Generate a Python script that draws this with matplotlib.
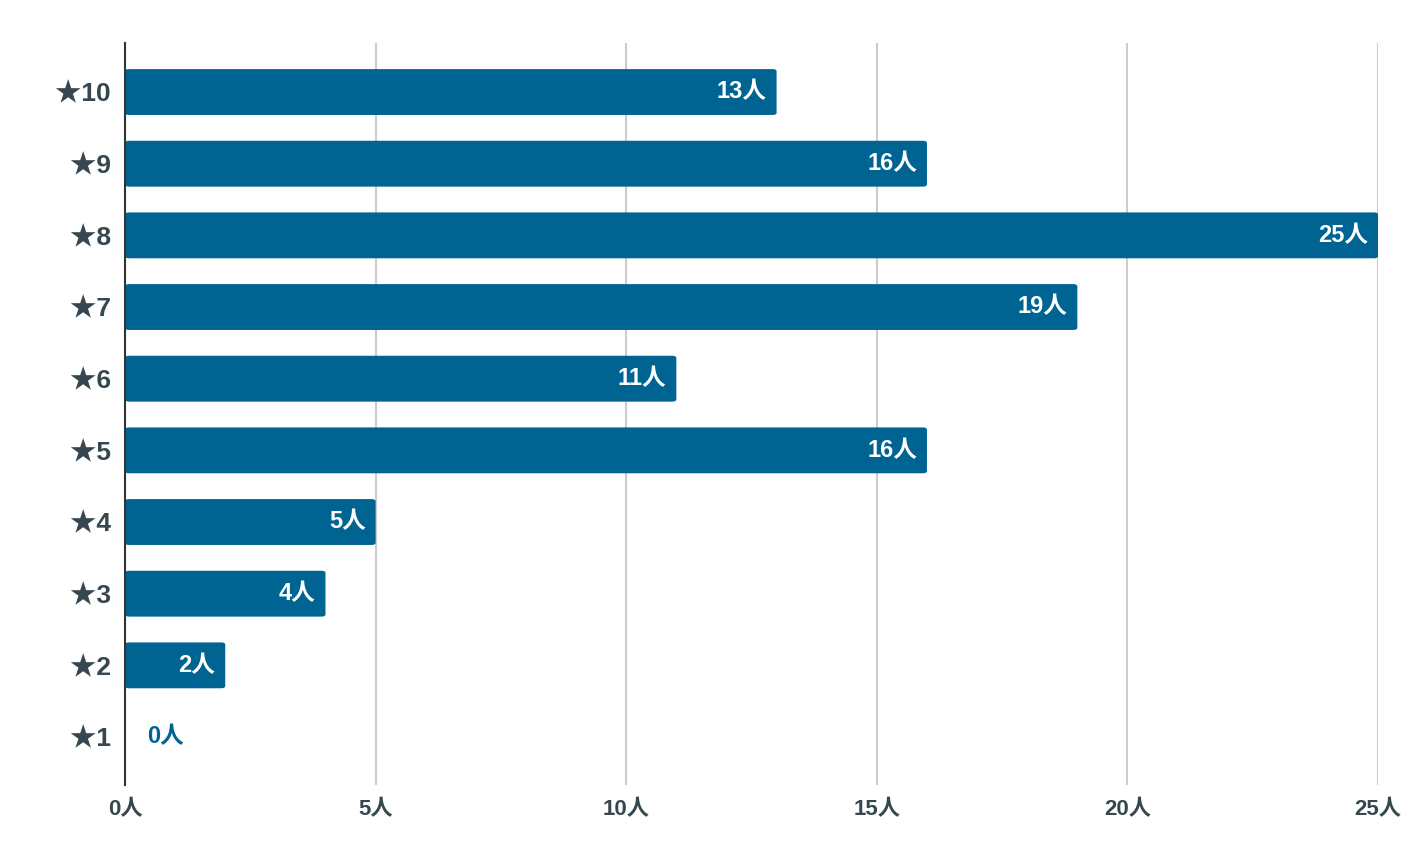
import matplotlib
matplotlib.use('Agg')
import matplotlib.pyplot as plt
from matplotlib.patches import FancyBboxPatch

# star ratings and how many people gave each
categories = ['★1', '★2', '★3', '★4', '★5', '★6', '★7', '★8', '★9', '★10']
counts = [0, 2, 4, 5, 16, 11, 19, 25, 16, 13]
x_ticks = [0, 5, 10, 15, 20, 25]

plt.rcParams['font.family'] = ['Liberation Sans', 'Noto Sans CJK JP', 'DejaVu Sans']

BAR_COLOR = '#006493'
TEXT_COLOR = '#37474f'

fig = plt.figure(figsize=(14.22, 8.66), dpi=100)
ax = fig.add_axes([0.0879, 0.0935, 0.8812, 0.8565])

ypos = list(range(len(categories)))
bars = ax.barh(ypos, counts, height=0.64, color=BAR_COLOR, zorder=3)

# swap the plain rectangles for slightly rounded ones
for b in bars:
    if b.get_width() <= 0:
        continue
    x, y = b.get_x(), b.get_y()
    w, h = b.get_width(), b.get_height()
    b.set_visible(False)
    rp = FancyBboxPatch((x, y), w, h, boxstyle='round,pad=0,rounding_size=0.08',
                        mutation_aspect=1 / 2.6, fc=BAR_COLOR, ec='none', zorder=3)
    ax.add_patch(rp)

for i, v in enumerate(counts):
    if v > 0:
        ax.text(v - 0.2, i, f'{v}人', ha='right', va='center', color='white',
                fontsize=17, fontweight='bold', zorder=4)
    else:
        ax.text(v + 0.45, i, f'{v}人', ha='left', va='center', color=BAR_COLOR,
                fontsize=17, fontweight='bold', zorder=4)

ax.set_xlim(0, 25)
ax.set_ylim(-0.67, 9.68)
ax.set_xticks(x_ticks)
ax.set_xticklabels([f'{t}人' for t in x_ticks])
ax.set_yticks(ypos)
ax.set_yticklabels(categories)

for lab in ax.get_xticklabels():
    lab.set_fontweight('bold')
    lab.set_fontsize(16)
    lab.set_color(TEXT_COLOR)
for lab in ax.get_yticklabels():
    lab.set_fontweight('bold')
    lab.set_fontsize(19)
    lab.set_color(TEXT_COLOR)

ax.tick_params(axis='both', length=0)
ax.tick_params(axis='x', pad=10)
ax.tick_params(axis='y', pad=10)

ax.grid(axis='x', color='#cccccc', linewidth=1.5, zorder=0)
ax.grid(axis='y', visible=False)
for s in ['top', 'right', 'bottom']:
    ax.spines[s].set_visible(False)
ax.spines['left'].set_color('#333333')
ax.spines['left'].set_linewidth(1.5)
ax.spines['left'].set_zorder(5)

fig.savefig('out.png', dpi=100)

- _STATED GOAL_
Write out the lines from the start of the material to the line with "height=0.64, color=BAR_COLOR, zorder=3)", inclusive and exactly. Skip the pictures.

- _RESPONSE TO THIS EXERCISE_
Generate a Python script that draws this with matplotlib.
import matplotlib
matplotlib.use('Agg')
import matplotlib.pyplot as plt
from matplotlib.patches import FancyBboxPatch

# star ratings and how many people gave each
categories = ['★1', '★2', '★3', '★4', '★5', '★6', '★7', '★8', '★9', '★10']
counts = [0, 2, 4, 5, 16, 11, 19, 25, 16, 13]
x_ticks = [0, 5, 10, 15, 20, 25]

plt.rcParams['font.family'] = ['Liberation Sans', 'Noto Sans CJK JP', 'DejaVu Sans']

BAR_COLOR = '#006493'
TEXT_COLOR = '#37474f'

fig = plt.figure(figsize=(14.22, 8.66), dpi=100)
ax = fig.add_axes([0.0879, 0.0935, 0.8812, 0.8565])

ypos = list(range(len(categories)))
bars = ax.barh(ypos, counts, height=0.64, color=BAR_COLOR, zorder=3)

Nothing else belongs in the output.